Trump agrees to delay U.S.-South Korean military exercises to ease tensions with North Korea
Two days after he taunted North Korea about his “nuclear button,” President Trump indicated Thursday he would postpone long-planned joint U.S. military exercises with South Korean forces to ease tensions on the Korean peninsula during the Winter Olympics.
Trump told South Korean President Moon Jae-in in a phone conversation that he would agree to “de-conflict the Olympics and our military exercises” so both nations “focus on ensuring the security of the Games,” the White House said in a statement.
The Olympics torch lighting ceremony is on Feb. 9 in the South Korean town of PyeongChang, about 60 miles south of the world’s most heavily armed border, and the Games will run until Feb. 25.
Moon had requested the delay last month and Trump’s belated agreement came as Seoul and Pyongyang reestablished an emergency hotline on the border and moved to start bilateral talks there on Jan. 9, a nascent thaw that largely left the United States on the sidelines.
The White House statement did not specifically say the annual exercises, called Foal Eagle, would be postponed. But a Pentagon spokesman said they were being pushed back until after the Olympics end, although he did not give a date.
About 17,000 American and more than 300,000 South Korean troops participated in the 2017 exercises, which included drills to preemptively “detect, defend, disrupt and destroy” North Korean nuclear and missile facilities.
North Korea views the annual exercises as pretext for an invasion from the South. The two heavily armed nations have had endured an uneasy peace since an armistice ended the Korean War in 1953.
China, Russia and other world powers long have proposed a so-called freeze-for-a-freeze as the basis for reviving nuclear disarmament talks with the North. That would require the United States to suspend military exercises in South Korea in exchange for North Korea suspending further nuclear and ballistic missile tests.
Successive U.S. administrations have strenuously rejected that linkage, saying U.S. military operations on the peninsula are defensive in nature, and thus legal under international law, while Pyongyang’s nuclear tests are in violation of multiple United Nations resolutions.
On Wednesday, North and South Korea reopened a hot phone link at the truce village of Panmunjom, which sits on the border. Liaison officials from the two governments spoke for about 20 minutes, exchanging names and technical information, Seoul’s Unification Ministry said.
While the United Nations hailed the apparent de-escalation, the White House has eyed the contact warily, worried it might be left out of talks in which Moon would offer overly generous concessions to North Korean leader Kim Jong Un.
On Tuesday, Trump responded to Kim’s claim that he had a “nuclear button” on his desk by tweeting back that his nuclear button “is much bigger and more powerful.”

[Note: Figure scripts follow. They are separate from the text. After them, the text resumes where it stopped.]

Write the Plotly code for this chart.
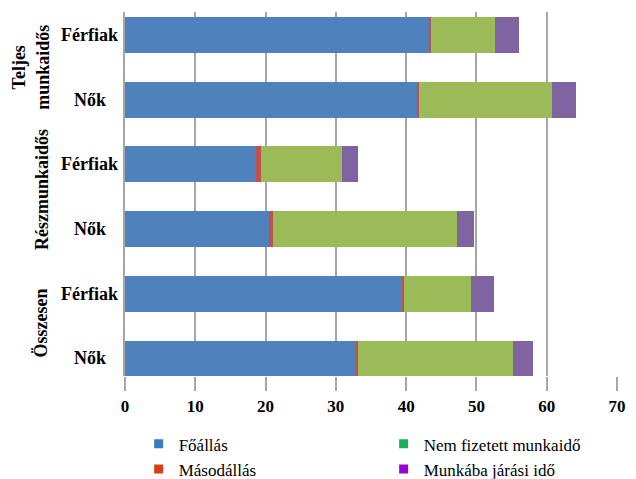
import plotly.graph_objects as go

# ---- data ----
groups = ["Teljes munkaidős", "Teljes munkaidős", "Részmunkaidős", "Részmunkaidős", "Összesen", "Összesen"]
subgroups = ["Férfiak", "Nők", "Férfiak", "Nők", "Férfiak", "Nők"]
foallas = [43.3, 41.6, 18.7, 20.5, 39.5, 32.8]
masodallas = [0.2, 0.2, 0.6, 0.5, 0.2, 0.4]
nem_fizetett = [9.1, 19.0, 11.6, 26.3, 9.5, 22.0]
munkaba = [3.5, 3.4, 2.3, 2.3, 3.3, 2.9]
series_names = ["Főállás", "Másodállás", "Nem fizetett munkaidő", "Munkába járási idő"]
x_ticks = [0, 10, 20, 30, 40, 50, 60, 70]

bar_colors = ["#4F81BD", "#C0504D", "#9BBB59", "#8064A2"]
legend_colors = ["#3A7CC4", "#D5401A", "#17B257", "#9A00CC"]

cats = [g + "|" + s for g, s in zip(groups, subgroups)]
values = [foallas, masodallas, nem_fizetett, munkaba]

fig = go.Figure()
for name, vals, col in zip(series_names, values, bar_colors):
    fig.add_trace(go.Bar(x=vals, y=cats, orientation="h", name=name,
                         marker=dict(color=col, line=dict(width=0)),
                         showlegend=False))

# legend entries (row-major order to get column layout of the original)
legend_order = [0, 2, 1, 3]
for i in legend_order:
    fig.add_trace(go.Scatter(x=[None], y=[None], mode="markers", name=series_names[i],
                             marker=dict(symbol="square", size=9, color=legend_colors[i]),
                             showlegend=True))

SERIF = "Liberation Serif, Times New Roman, DejaVu Serif, serif"

annotations = []
# subgroup labels
for c, s in zip(cats, subgroups):
    annotations.append(dict(x=-0.072, xref="paper", y=c, yref="y", text="<b>%s</b>" % s,
                            showarrow=False, xanchor="center", yanchor="middle",
                            font=dict(family=SERIF, size=18, color="#000000")))
# group labels
uniq = []
for g in groups:
    if g not in uniq:
        uniq.append(g)
group_style = {
    "Teljes munkaidős": dict(text="Teljes<br>munkaidős", x=-0.192, yshift=0),
    "Részmunkaidős": dict(text="Részmunkaidős", x=-0.17, yshift=7),
    "Összesen": dict(text="Összesen", x=-0.17, yshift=3),
}
for g in uniq:
    idx = [i for i, gg in enumerate(groups) if gg == g]
    center = sum(idx) / len(idx)
    st = group_style[g]
    annotations.append(dict(x=st["x"], xref="paper", y=center, yref="y",
                            text="<b>%s</b>" % st["text"], textangle=-90,
                            showarrow=False, xanchor="center", yanchor="middle",
                            yshift=st["yshift"],
                            font=dict(family=SERIF, size=18, color="#000000")))

fig.update_layout(
    width=636, height=479,
    margin=dict(l=125, r=10.5, t=12, b=101, pad=0),
    barmode="stack",
    bargap=0.446,
    plot_bgcolor="white",
    paper_bgcolor="white",
    font=dict(family=SERIF, color="#000000"),
    showlegend=True,
    legend=dict(orientation="h", xref="container", yref="container",
                x=0.218, y=0.11, xanchor="left", yanchor="top",
                entrywidth=200, entrywidthmode="pixels", traceorder="normal",
                font=dict(family=SERIF, size=17, color="#000000"),
                bgcolor="rgba(0,0,0,0)", itemwidth=30, tracegroupgap=0),
    annotations=annotations,
    xaxis=dict(range=[0, 70], tickvals=x_ticks, ticktext=["<b>%d</b>" % v for v in x_ticks],
               showgrid=True, gridcolor="#A6A6A6", gridwidth=1.5,
               zeroline=False, showline=False,
               ticks="outside", ticklen=14, tickwidth=1.5, tickcolor="#A6A6A6",
               tickfont=dict(family=SERIF, size=17, color="#000000")),
    yaxis=dict(categoryorder="array", categoryarray=cats,
               range=[5.277, -0.354], showticklabels=False, ticks="",
               showgrid=False, zeroline=False,
               showline=True, linecolor="#A6A6A6", linewidth=1.5),
)

fig.write_html("out.html")
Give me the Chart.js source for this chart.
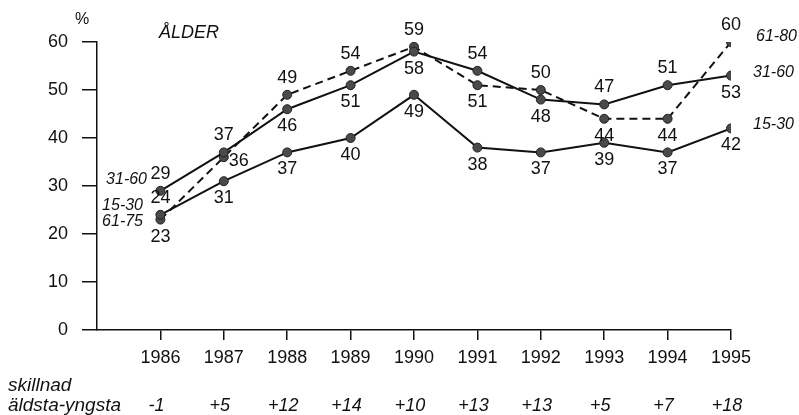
<!DOCTYPE html>
<html>
<head>
<meta charset="utf-8">
<script src="https://cdn.jsdelivr.net/npm/chart.js@4"></script>
<style>
  html, body { margin: 0; padding: 0; background: #fff; }
  #wrap { width: 799px; height: 415px; position: relative; }
</style>
</head>
<body>
<div id="wrap"><canvas id="myChart" width="799" height="415"></canvas></div>
<script>
// Data
var years = [1986, 1987, 1988, 1989, 1990, 1991, 1992, 1993, 1994, 1995];
var age1530 = [24, 31, 37, 40, 49, 38, 37, 39, 37, 42];
var age3160 = [29, 37, 46, 51, 58, 54, 48, 47, 51, 53];
var age6180 = [23, 36, 49, 54, 59, 51, 50, 44, 44, 60];
var diffLabels = ['-1', '+5', '+12', '+14', '+10', '+13', '+13', '+5', '+7', '+18'];
var yTicks = [0, 10, 20, 30, 40, 50, 60];

// where each value label sits: a = above, b = below, r = right
var pos1530 = ['a', 'b', 'b', 'b', 'b', 'b', 'b', 'b', 'b', 'b'];
var pos3160 = ['a', 'a', 'b', 'b', 'b', 'a', 'b', 'a', 'a', 'b'];
var pos6180 = ['b', 'r', 'a', 'a', 'a', 'b', 'a', 'b', 'b', 'a'];

var FONT = '"Liberation Sans", Arial, Helvetica, sans-serif';

function toXY(vals) {
    return vals.map(function(v, i) { return { x: years[i], y: v }; });
}

// value labels next to the points
var pointLabels = {
    id: 'pointLabels',
    afterDatasetsDraw: function(chart) {
        var ctx = chart.ctx;
        ctx.save();
        ctx.fillStyle = '#111';
        ctx.font = '18px ' + FONT;
        ctx.textAlign = 'center';
        ctx.textBaseline = 'middle';
        chart.data.datasets.forEach(function(ds, di) {
            var meta = chart.getDatasetMeta(di);
            meta.data.forEach(function(pt, i) {
                var p = ds.labelPos[i];
                var x = pt.x, y = pt.y;
                if (p === 'a') y -= 17;
                else if (p === 'b') y += 17;
                else { x += 15; y += 4; }
                ctx.fillText(String(ds.data[i].y), x, y);
            });
        });
        ctx.restore();
    }
};

// titles, series names and the bottom row
var extraText = {
    id: 'extraText',
    afterDraw: function(chart) {
        var ctx = chart.ctx;
        var xs = chart.scales.x;
        ctx.save();
        ctx.fillStyle = '#111';
        ctx.textBaseline = 'middle';

        ctx.font = '16px ' + FONT;
        ctx.textAlign = 'center';
        ctx.fillText('%', 82, 20);

        ctx.font = 'italic 18px ' + FONT;
        ctx.textAlign = 'left';
        ctx.fillText('ÅLDER', 159, 33);

        // series names, right side
        ctx.font = 'italic 16px ' + FONT;
        ctx.fillText('61-80', 756, 37);
        ctx.fillText('31-60', 753, 73);
        ctx.fillText('15-30', 753, 125);

        // series names, left side
        ctx.textAlign = 'right';
        ctx.fillText('31-60', 147, 180);
        ctx.fillText('15-30', 143, 206);
        ctx.fillText('61-75', 143, 222);

        // bottom rows
        ctx.textAlign = 'left';
        ctx.font = 'italic 19px ' + FONT;
        ctx.fillText('skillnad', 8, 386);
        ctx.fillText('äldsta-yngsta', 8, 406);

        ctx.textAlign = 'center';
        ctx.font = 'italic 18px ' + FONT;
        diffLabels.forEach(function(t, i) {
            ctx.fillText(t, xs.getPixelForValue(years[i]) - 4, 406);
        });
        ctx.restore();
    }
};

var lineStyle = {
    borderColor: '#111',
    borderWidth: 2,
    pointRadius: 4.5,
    pointBackgroundColor: '#4a4a4a',
    pointBorderColor: '#222',
    pointBorderWidth: 1,
    tension: 0,
    fill: false
};

var ctx = document.getElementById('myChart');
var myChart = new Chart(ctx, {
    type: 'line',
    data: {
        datasets: [
            Object.assign({ label: '15-30', data: toXY(age1530), labelPos: pos1530 }, lineStyle),
            Object.assign({ label: '31-60', data: toXY(age3160), labelPos: pos3160 }, lineStyle),
            Object.assign({ label: '61-80', data: toXY(age6180), labelPos: pos6180, borderDash: [8, 5] }, lineStyle)
        ]
    },
    options: {
        responsive: false,
        animation: false,
        events: [],
        layout: {
            padding: { left: 0, right: 68, top: 42, bottom: 0 }
        },
        plugins: {
            legend: { display: false },
            tooltip: { enabled: false }
        },
        scales: {
            x: {
                type: 'linear',
                min: 1985,
                max: 1995,
                afterBuildTicks: function(axis) {
                    axis.ticks = years.map(function(v) { return { value: v }; });
                },
                afterFit: function(axis) { axis.height = 85; },
                border: { display: true, color: '#111', width: 1.5 },
                grid: { display: true, drawOnChartArea: false, drawTicks: true, tickLength: 10, color: '#111', lineWidth: 1.5 },
                ticks: {
                    color: '#111',
                    font: { family: FONT, size: 18 },
                    padding: 7,
                    maxRotation: 0,
                    callback: function(v) { return String(v); }
                }
            },
            y: {
                min: 0,
                max: 60,
                afterBuildTicks: function(axis) {
                    axis.ticks = yTicks.map(function(v) { return { value: v }; });
                },
                afterFit: function(axis) { axis.width = 97; },
                border: { display: true, color: '#111', width: 1.5 },
                grid: { display: true, drawOnChartArea: false, drawTicks: true, tickLength: 15, color: '#111', lineWidth: 1.5 },
                ticks: {
                    color: '#111',
                    font: { family: FONT, size: 18 },
                    padding: 14
                }
            }
        }
    },
    plugins: [pointLabels, extraText]
});
</script>
</body>
</html>
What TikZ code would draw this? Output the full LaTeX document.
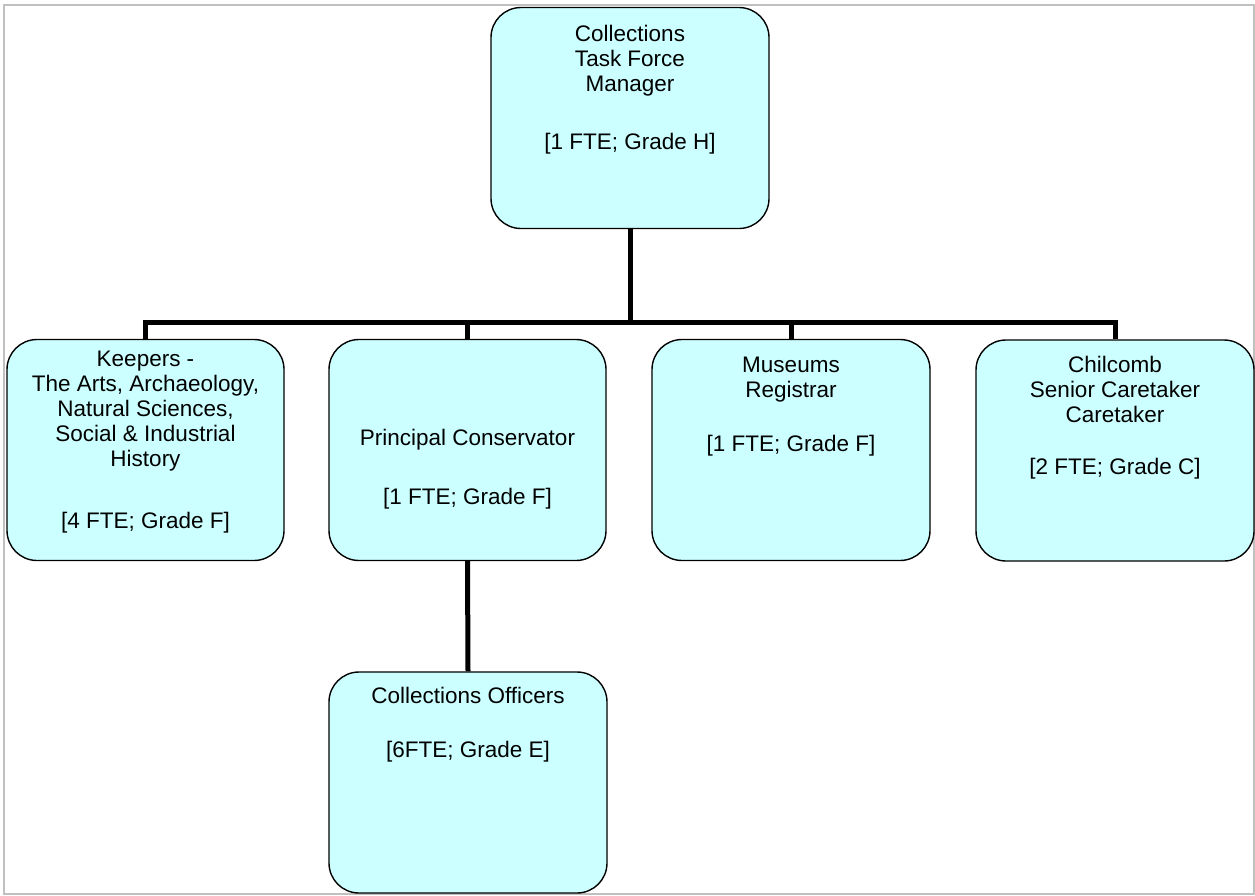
\documentclass[tikz,border=0pt]{standalone}
\usepackage{fontspec}
\setmainfont{Liberation Sans}
\usetikzlibrary{positioning}
\definecolor{boxfill}{HTML}{CCFFFF}
\definecolor{framegray}{HTML}{C0C0C0}
\begin{document}
\begin{tikzpicture}[x=1pt,y=-1pt,
	orgbox/.style={draw,fill=boxfill,line width=1.4pt,rounded corners=30pt,minimum width=277pt,minimum height=221pt,inner sep=0pt},
	orgtext/.style={anchor=north,align=center,inner sep=0pt,font=\fontsize{22.5}{25}\selectfont},
	orgline/.style={line width=5pt}]
	\useasboundingbox (0,0) rectangle (1255,895);
	\draw[framegray,line width=1.5pt] (4,5) rectangle (1254,894);
	
	% boxes
	\node[orgbox,minimum width=278pt] (mgr) at (630,118) {};
	\node[orgbox] (keep) at (145.5,450) {};
	\node[orgbox] (cons) at (467.5,450) {};
	\node[orgbox,minimum width=278pt] (reg) at (791,450) {};
	\node[orgbox,minimum width=278pt] (care) at (1115,450.5) {};
	\node[orgbox,minimum width=278pt] (off) at (468,782.5) {};
	
	% texts
	\node[orgtext] (mgrtxt) at ([yshift=-18pt]mgr.north) {Collections\\Task Force\\Manager\\[33pt]{[1 FTE; Grade H]}};
	\node[orgtext] (keeptxt) at ([yshift=-12pt]keep.north) {Keepers -\\The Arts, Archaeology,\\Natural Sciences,\\Social \& Industrial\\History\\[37pt]{[4 FTE; Grade F]}};
	\node[orgtext] (constxt) at ([yshift=-90pt]cons.north) {Principal Conservator\\[34pt]{[1 FTE; Grade F]}};
	\node[orgtext] (regtxt) at ([yshift=-18pt]reg.north) {Museums\\Registrar\\[29pt]{[1 FTE; Grade F]}};
	\node[orgtext] (caretxt) at ([yshift=-17pt]care.north) {Chilcomb\\Senior Caretaker\\Caretaker\\[27pt]{[2 FTE; Grade C]}};
	\node[orgtext] (offtxt) at ([yshift=-16pt]off.north) {Collections Officers\\[29pt]{[6FTE; Grade E]}};
	
	% connectors
	\coordinate (bus) at (630,322);
	\draw[orgline] (mgr.south) -- (bus);
	\draw[orgline] (bus) -| (keep.north);
	\draw[orgline] (bus) -| (cons.north);
	\draw[orgline] (bus) -| (reg.north);
	\draw[orgline] (bus) -| (care.north);
	\draw[orgline] (cons.south) -- (off.north);
\end{tikzpicture}
\end{document}
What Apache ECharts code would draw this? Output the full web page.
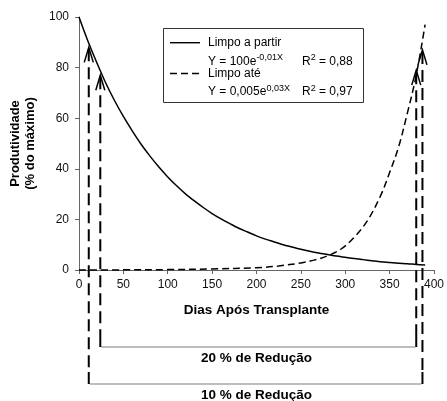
<!DOCTYPE html>
<html><head><meta charset="utf-8">
<script src="https://cdn.jsdelivr.net/npm/echarts@6/dist/echarts.min.js"></script>
<style>html,body{margin:0;padding:0;background:#fff}#c{width:447px;height:401px}</style>
</head><body><div id="c"></div>
<script>
// Solid curve: "Limpo a partir"
const solidX = [0, 10, 20, 30, 40, 50, 60, 70, 80, 90, 100, 110, 120, 130, 140, 150, 160, 170, 180, 190, 200, 210, 220, 230, 240, 250, 260, 270, 280, 290, 300, 310, 320, 330, 340, 350, 360, 370, 380, 390];
const solidY = [100, 90.5, 82, 74, 67, 60.7, 55, 49.7, 45, 40.7, 36.8, 33.3, 30.1, 27.3, 24.7, 22.3, 20.2, 18.3, 16.5, 15, 13.5, 12.2, 11.1, 10, 9.1, 8.2, 7.4, 6.7, 6.1, 5.5, 5, 4.5, 4.1, 3.7, 3.3, 3, 2.7, 2.5, 2.2, 2.0];
// Dashed curve: "Limpo até"
const dashX = [0, 50, 100, 150, 200, 225, 250, 265, 280, 295, 310, 325, 340, 350, 360, 370, 380, 390];
const dashY = [0, 0.05, 0.15, 0.4, 0.9, 1.6, 2.8, 3.9, 5.6, 8.2, 12.9, 19.5, 29.5, 38.5, 48.5, 62, 77, 97];
const seriesNames = ['Limpo a partir', 'Limpo até'];
const equations = ['Y = 100e', 'Y = 0,005e'];
const exponents = ['-0,01X', '0,03X'];
const r2 = ['0,88', '0,97'];
// Reduction markers (day, productivity at arrow tip)
const red10X = [11, 387];
const red10Y = [88, 87];
const red20X = [24, 380];
const red20Y = [77, 79];
const redLabels = ['20 % de Redução', '10 % de Redução'];
const xTitle = 'Dias Após Transplante';
const yTitle = 'Produtividade\n(% do máximo)';

const FONT = '"Liberation Sans", Arial, sans-serif';
const chart = echarts.init(document.getElementById('c'), null, {renderer: 'canvas'});
const axisCol = '#666';
const option = {
  animation: false,
  grid: {left: 79, right: 10, top: 17, bottom: 131},
  xAxis: {
    type: 'value', min: 0, max: 400, interval: 50,
    axisLine: {lineStyle: {color: axisCol, width: 1}},
    axisTick: {length: 4, lineStyle: {color: axisCol}},
    splitLine: {show: false},
    axisLabel: {color: '#111', fontSize: 12, fontFamily: FONT, margin: 9},
    name: xTitle, nameLocation: 'middle', nameGap: 33,
    nameTextStyle: {fontWeight: 'bold', fontSize: 13.5, color: '#000', fontFamily: FONT}
  },
  yAxis: {
    type: 'value', min: 0, max: 100, interval: 20,
    axisLine: {show: true, lineStyle: {color: axisCol, width: 1}},
    axisTick: {show: true, length: 4, lineStyle: {color: axisCol}},
    splitLine: {show: false},
    axisLabel: {color: '#111', fontSize: 12, fontFamily: FONT, margin: 10},
    name: yTitle, nameLocation: 'middle', nameGap: 40,
    nameTextStyle: {fontWeight: 'bold', fontSize: 13, lineHeight: 15, color: '#000', fontFamily: FONT}
  },
  series: [
    {name: seriesNames[0], type: 'line', data: solidX.map((x, i) => [x, solidY[i]]), smooth: 0.3,
     showSymbol: false, lineStyle: {color: '#000', width: 1.5}, clip: false},
    {name: seriesNames[1], type: 'line', data: dashX.map((x, i) => [x, dashY[i]]), smooth: 0.35,
     showSymbol: false, lineStyle: {color: '#000', width: 1.5, type: [7, 4]}, clip: false}
  ]
};
chart.setOption(option);

const px = (x, y) => chart.convertToPixel({gridIndex: 0}, [x, y]);
const g = [];
const bracketY = [347, 384];
function marker(x, y, bottom) {
  const t = px(x, y);
  g.push({type: 'line', shape: {x1: t[0], y1: t[1] + 2, x2: t[0], y2: bottom - 12},
          style: {stroke: '#000', lineWidth: 2, lineDash: [12, 6]}, z: 10});
  g.push({type: 'line', shape: {x1: t[0], y1: bottom - 12, x2: t[0], y2: bottom},
          style: {stroke: '#000', lineWidth: 2}, z: 10});
  g.push({type: 'polyline', shape: {points: [[t[0] - 4.5, t[1] + 15], [t[0], t[1]], [t[0] + 4.5, t[1] + 15]]},
          style: {stroke: '#000', lineWidth: 1.5, fill: null}, z: 10});
  return t[0];
}
const pairs = [[red20X, red20Y], [red10X, red10Y]];
const center = px(200, 0)[0];
pairs.forEach((pr, k) => {
  const by = bracketY[k];
  const xl = marker(pr[0][0], pr[1][0], by);
  const xr = marker(pr[0][1], pr[1][1], by);
  g.push({type: 'line', shape: {x1: xl + 1, y1: by, x2: xr - 1, y2: by},
          style: {stroke: '#a8a8a8', lineWidth: 1.5}, z: 9});
  g.push({type: 'text', x: center, y: by + 11.5, z: 10,
          style: {text: redLabels[k], fontSize: 13.5, fontWeight: 'bold', fontFamily: FONT, fill: '#000',
                  align: 'center', verticalAlign: 'middle'}});
});

// Legend box
const lx = 163.5, ly = 28.5;
g.push({type: 'rect', shape: {x: lx, y: ly, width: 200, height: 74},
        style: {fill: '#fff', stroke: '#333', lineWidth: 1}, z: 20});
const rowY = [42.7, 73.5];
const rich = {
  n: {fontSize: 12, fontFamily: FONT, fill: '#000', lineHeight: 16},
  s: {fontSize: 9, fontFamily: FONT, fill: '#000', verticalAlign: 'top'}
};
[0, 1].forEach(i => {
  g.push({type: 'line', shape: {x1: 170, y1: rowY[i], x2: 200, y2: rowY[i]},
          style: {stroke: '#000', lineWidth: 1.4, lineDash: i === 1 ? [7, 4] : null}, z: 21});
  g.push({type: 'text', x: 208, y: rowY[i], z: 21,
          style: {text: seriesNames[i], fontSize: 12, fontFamily: FONT, fill: '#000', verticalAlign: 'middle'}});
  g.push({type: 'text', x: 208, y: rowY[i] + 18.5, z: 21,
          style: {text: '{n|' + equations[i] + '}{s|' + exponents[i] + '}', rich: rich, verticalAlign: 'middle'}});
  g.push({type: 'text', x: 302, y: rowY[i] + 18.5, z: 21,
          style: {text: '{n|R}{s|2}{n| = ' + r2[i] + '}', rich: rich, verticalAlign: 'middle'}});
});
chart.setOption({graphic: g});
</script></body></html>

The tweet was so unusual that two Democrats on the Senate Intelligence Committee, Sens. Martin Heinrich of New Mexico and Ron Wyden of Oregon, asked Director of National Intelligence Dan Coats to conduct a formal intelligence assessment of the risk it posed to U.S. interests and personnel.
In a letter, the two said the assessment should include Trump’s “other threatening tweets and statements, and whether this rhetoric serves as a deterrent or a provocation.” Coats’ office did not immediately respond.
On Thursday, however, Trump sought to claim credit for the potential North-South rapprochement by suggesting his tough talk had brought the two sides together.
“With all of the failed ‘experts’ weighing in, does anybody really believe that talks and dialogue would be going on between North and South Korea right now if I wasn’t firm, strong and willing to commit our total ‘might’ against the North,” Trump tweeted. “Fools, but talks are a good thing!”
The talks are likely to produce North Korean participation in the Olympics and a temporary period of eased tensions, but not necessarily a longer-term breakthrough, especially on the nuclear impasse, analysts said.
Kim is likely to seek additional concessions, such as further delay in the joint military exercises and an easing of economic sanctions, but Washington is unlikely to agree, said Scott A. Snyder, a Korea expert at the non-partisan Council on Foreign Relations.
“A temporary pause is welcome,” Snyder said. “South Korea would like lasting change in the trajectory, and will work hard for that, but it’s probably not possible” given the war of words between Trump and Kim.
The developments began this week when Kim, in a New Year’s Day address, declared his nuclear arsenal capable of reaching all of the United States, and offered an olive branch to South Korea by suggesting he might send a delegation to the Olympics.
Moon’s government quickly reciprocated, calling for high-level talks to discuss the Olympics and other “inter-Korean” issues.
In their conversation Thursday, Trump assured Moon that the United States would send “a high-level delegation” to the Olympics, the White House said. Nikki Haley, the U.S. ambassador to the U.N., recently suggested that the United States might not participate if it thought American athletes would be in danger.